_Data shown_.
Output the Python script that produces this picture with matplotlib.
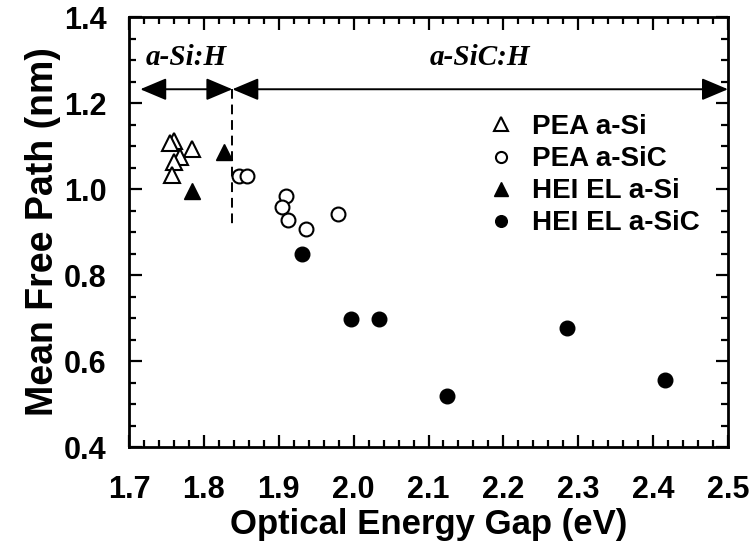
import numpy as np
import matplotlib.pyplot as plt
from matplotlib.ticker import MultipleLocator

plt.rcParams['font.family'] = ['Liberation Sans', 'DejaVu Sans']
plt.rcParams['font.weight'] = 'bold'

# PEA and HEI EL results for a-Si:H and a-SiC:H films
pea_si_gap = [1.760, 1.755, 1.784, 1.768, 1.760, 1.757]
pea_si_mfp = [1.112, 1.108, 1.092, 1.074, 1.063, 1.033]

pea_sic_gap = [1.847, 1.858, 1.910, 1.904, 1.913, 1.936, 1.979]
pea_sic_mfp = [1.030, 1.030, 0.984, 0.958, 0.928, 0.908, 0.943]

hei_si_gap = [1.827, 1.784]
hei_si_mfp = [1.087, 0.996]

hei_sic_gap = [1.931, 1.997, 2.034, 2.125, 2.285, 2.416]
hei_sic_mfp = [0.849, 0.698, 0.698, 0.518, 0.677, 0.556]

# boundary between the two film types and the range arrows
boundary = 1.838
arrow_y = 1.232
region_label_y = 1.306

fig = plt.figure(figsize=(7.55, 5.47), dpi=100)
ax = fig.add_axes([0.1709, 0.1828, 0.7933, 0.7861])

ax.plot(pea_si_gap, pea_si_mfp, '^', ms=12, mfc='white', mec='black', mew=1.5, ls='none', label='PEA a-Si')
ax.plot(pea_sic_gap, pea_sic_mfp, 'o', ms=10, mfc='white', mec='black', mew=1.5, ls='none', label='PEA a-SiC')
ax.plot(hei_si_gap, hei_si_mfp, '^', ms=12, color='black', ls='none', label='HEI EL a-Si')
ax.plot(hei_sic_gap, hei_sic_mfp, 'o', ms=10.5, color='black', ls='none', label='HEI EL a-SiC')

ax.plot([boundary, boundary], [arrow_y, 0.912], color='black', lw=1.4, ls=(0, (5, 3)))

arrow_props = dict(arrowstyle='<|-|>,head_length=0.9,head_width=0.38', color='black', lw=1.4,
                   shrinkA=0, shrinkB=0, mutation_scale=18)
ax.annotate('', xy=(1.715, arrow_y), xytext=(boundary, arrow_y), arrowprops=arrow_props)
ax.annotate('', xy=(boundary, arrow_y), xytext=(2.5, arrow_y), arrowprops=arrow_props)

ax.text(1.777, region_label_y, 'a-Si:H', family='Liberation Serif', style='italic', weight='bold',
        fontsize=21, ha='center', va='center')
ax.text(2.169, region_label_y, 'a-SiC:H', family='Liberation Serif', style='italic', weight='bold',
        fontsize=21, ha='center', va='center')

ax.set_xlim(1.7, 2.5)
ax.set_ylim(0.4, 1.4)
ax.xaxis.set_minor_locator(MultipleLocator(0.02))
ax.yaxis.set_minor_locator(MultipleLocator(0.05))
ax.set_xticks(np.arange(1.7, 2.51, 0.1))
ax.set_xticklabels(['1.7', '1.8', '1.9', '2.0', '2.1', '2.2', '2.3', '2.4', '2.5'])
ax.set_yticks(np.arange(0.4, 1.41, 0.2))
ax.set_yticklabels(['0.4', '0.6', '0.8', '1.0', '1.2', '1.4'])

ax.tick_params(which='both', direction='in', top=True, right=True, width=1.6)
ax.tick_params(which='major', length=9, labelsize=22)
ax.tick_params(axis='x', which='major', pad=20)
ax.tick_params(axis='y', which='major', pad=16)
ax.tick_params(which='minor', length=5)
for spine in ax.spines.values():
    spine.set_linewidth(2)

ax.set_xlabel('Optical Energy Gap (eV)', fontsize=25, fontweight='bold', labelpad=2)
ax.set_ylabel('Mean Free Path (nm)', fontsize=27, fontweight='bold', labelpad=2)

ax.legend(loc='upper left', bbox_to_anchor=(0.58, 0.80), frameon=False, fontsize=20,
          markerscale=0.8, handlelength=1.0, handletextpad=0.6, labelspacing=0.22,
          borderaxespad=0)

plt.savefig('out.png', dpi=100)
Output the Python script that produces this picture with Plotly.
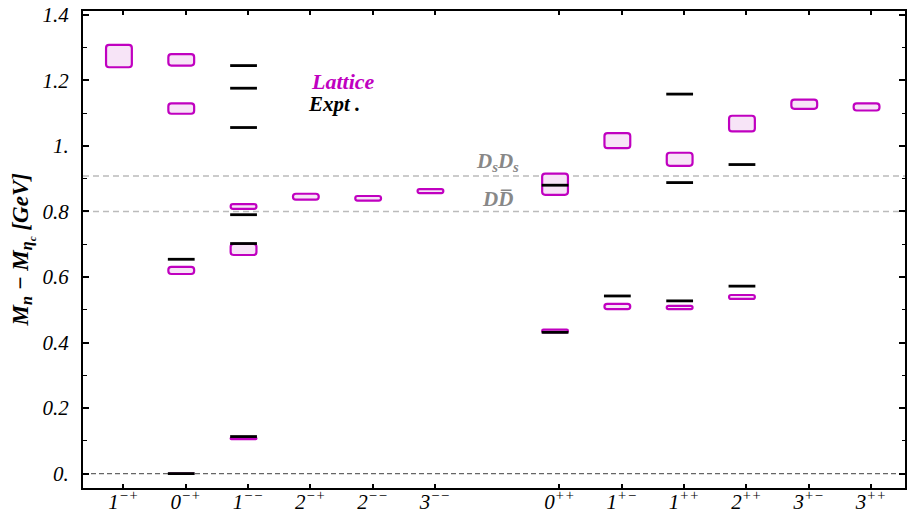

_What needs to be done_.
Determine how many of the lines above hold the word "produces", and output that number by itself.

_Reply to the task_.
2